I suppose it’s like looking at old baby photos, but over the past month or so I’ve been browsing through some of the classic early articles in The Briefing. I chuckled over some of the ‘Lead Balloons’ we ran in those early days, like the article that proposed we should build deliberately crummy church buildings from now on, so that when the next generation needs to rebuild them or tear them down in 50 years’ time, there won’t be any loud objections from the heritage lobby about the destruction of our beautiful architecture.
I was surprised and challenged to see how clearly the article on ‘contextualization’ in Briefing #102 spoke to our current debates on the topic.
And there were many others.
But like that one favourite baby photo your eye keeps straying back to, I couldn’t help returning to an article that I also highlighted in the special edition that marked our 21st birthday back in 2009—‘Four ways to live’, which appeared in Briefing #3, in May 1988. This foundational article discussed four competing sources of religious authority (the ‘authority quadrilateral’), and how the Christian is to view each one.

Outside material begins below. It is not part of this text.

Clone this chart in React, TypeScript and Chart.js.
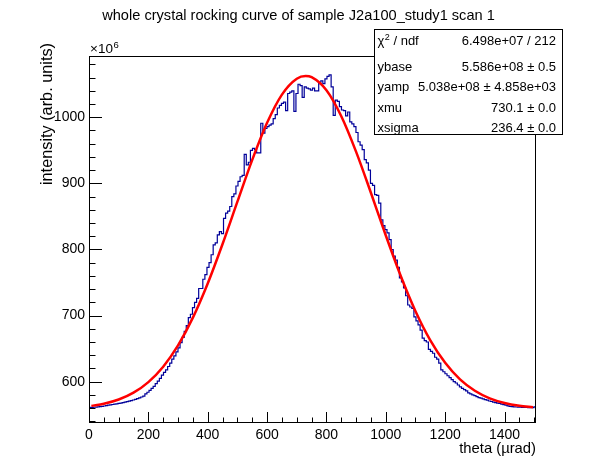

As I reflected on this essay, and thought about some of the issues facing us today as evangelical Christians, it struck me again how relevant the basic insight of ‘Four ways to live’ is to the issues that face us today as evangelical Christians. It is not only the issue of authority that can be mapped in a quadrilateral, but also the issue of how we come to know God, to enter a saving relationship with him and be acceptable before him.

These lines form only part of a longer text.